What you should do>
Please transcribe the data below exactly. Leave the pictures out.
— BEGIN Data —
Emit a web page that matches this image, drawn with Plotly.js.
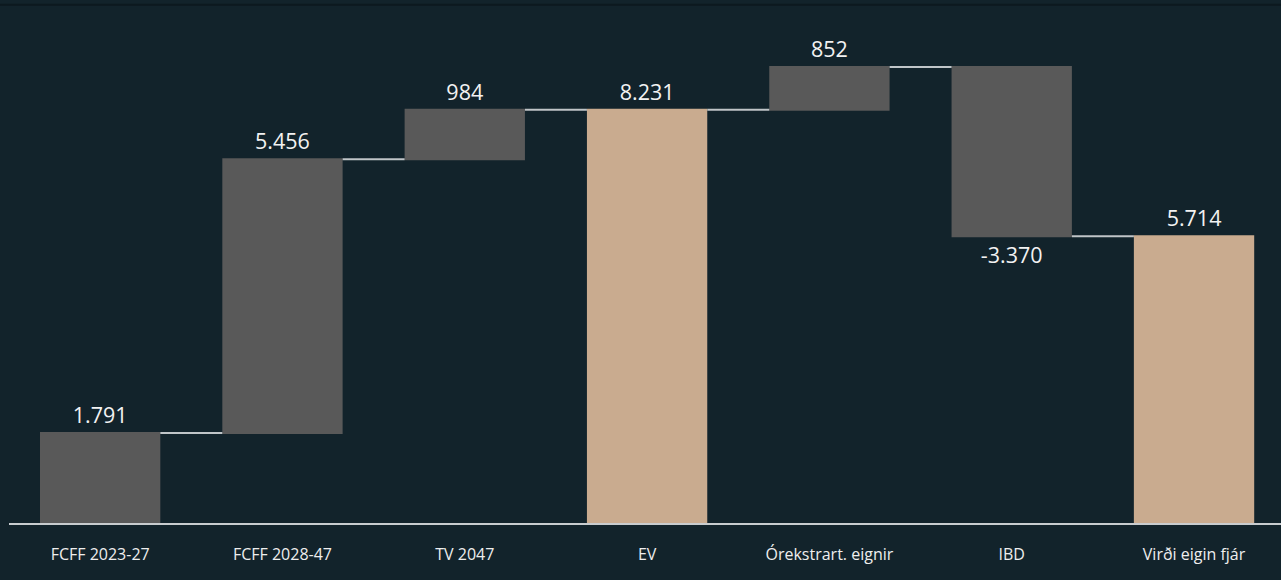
<!DOCTYPE html>
<html><head><meta charset="utf-8">
<script src="https://cdn.plot.ly/plotly-3.0.1.min.js"></script>
<style>html,body{margin:0;padding:0;background:#12232b;}#chart{width:1281px;height:580px;}</style>
</head><body><div id="chart"></div>
<script>
const categories = ["FCFF 2023-27","FCFF 2028-47","TV 2047","EV","Órekstrart. eignir","IBD","Virði eigin fjár"];
const values = [1791, 5456, 984, 8231, 852, -3370, 5714];
const measures = ["relative","relative","relative","absolute","relative","relative","absolute"];
const fmt = v => (v<0?"-":"") + Math.abs(v).toString().replace(/\B(?=(\d{3})+(?!\d))/g, ".");
const labels = values.map(fmt);

const trace = {
  type: "waterfall",
  x: categories,
  y: values,
  measure: measures,
  text: labels,
  textinfo: "text",
  textposition: "outside",
  cliponaxis: false,
  textfont: {family: "Open Sans, Noto Sans, sans-serif", size: 21.5, color: "#f2f2f2"},
  width: 0.66,
  increasing: {marker: {color: "#595959", line: {width: 0}}},
  decreasing: {marker: {color: "#595959", line: {width: 0}}},
  totals: {marker: {color: "#c9ab8f", line: {width: 0}}},
  connector: {line: {color: "#c0c5c8", width: 2}, mode: "between"},
  hoverinfo: "skip"
};
const layout = {
  width: 1281, height: 580,
  paper_bgcolor: "#12232b", plot_bgcolor: "#12232b",
  margin: {l: 9, r: 0, t: 10, b: 57},
  showlegend: false,
  separators: ",.",
  xaxis: {
    range: [-0.5, 6.477],
    showline: true, linecolor: "#c8cccf", linewidth: 2,
    showgrid: false, zeroline: false, ticks: "",
    ticklabelstandoff: 16,
    tickfont: {family: "Open Sans, Noto Sans, sans-serif", size: 16, color: "#eeeeee"}
  },
  yaxis: {
    range: [0, 10219], visible: false, showgrid: false, zeroline: false
  },
  shapes: [{type: "line", xref: "paper", yref: "paper", x0: -0.01, x1: 1.01, y0: 1.01, y1: 1.01, line: {color: "#0c191f", width: 2}}]
};
Plotly.newPlot("chart", [trace], layout, {staticPlot: true, displayModeBar: false});
</script></body></html>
— END Data —
Complete answer>
Emit a web page that matches this image, drawn with Plotly.js.
<!DOCTYPE html>
<html><head><meta charset="utf-8">
<script src="https://cdn.plot.ly/plotly-3.0.1.min.js"></script>
<style>html,body{margin:0;padding:0;background:#12232b;}#chart{width:1281px;height:580px;}</style>
</head><body><div id="chart"></div>
<script>
const categories = ["FCFF 2023-27","FCFF 2028-47","TV 2047","EV","Órekstrart. eignir","IBD","Virði eigin fjár"];
const values = [1791, 5456, 984, 8231, 852, -3370, 5714];
const measures = ["relative","relative","relative","absolute","relative","relative","absolute"];
const fmt = v => (v<0?"-":"") + Math.abs(v).toString().replace(/\B(?=(\d{3})+(?!\d))/g, ".");
const labels = values.map(fmt);

const trace = {
  type: "waterfall",
  x: categories,
  y: values,
  measure: measures,
  text: labels,
  textinfo: "text",
  textposition: "outside",
  cliponaxis: false,
  textfont: {family: "Open Sans, Noto Sans, sans-serif", size: 21.5, color: "#f2f2f2"},
  width: 0.66,
  increasing: {marker: {color: "#595959", line: {width: 0}}},
  decreasing: {marker: {color: "#595959", line: {width: 0}}},
  totals: {marker: {color: "#c9ab8f", line: {width: 0}}},
  connector: {line: {color: "#c0c5c8", width: 2}, mode: "between"},
  hoverinfo: "skip"
};
const layout = {
  width: 1281, height: 580,
  paper_bgcolor: "#12232b", plot_bgcolor: "#12232b",
  margin: {l: 9, r: 0, t: 10, b: 57},
  showlegend: false,
  separators: ",.",
  xaxis: {
    range: [-0.5, 6.477],
    showline: true, linecolor: "#c8cccf", linewidth: 2,
    showgrid: false, zeroline: false, ticks: "",
    ticklabelstandoff: 16,
    tickfont: {family: "Open Sans, Noto Sans, sans-serif", size: 16, color: "#eeeeee"}
  },
  yaxis: {
    range: [0, 10219], visible: false, showgrid: false, zeroline: false
  },
  shapes: [{type: "line", xref: "paper", yref: "paper", x0: -0.01, x1: 1.01, y0: 1.01, y1: 1.01, line: {color: "#0c191f", width: 2}}]
};
Plotly.newPlot("chart", [trace], layout, {staticPlot: true, displayModeBar: false});
</script></body></html>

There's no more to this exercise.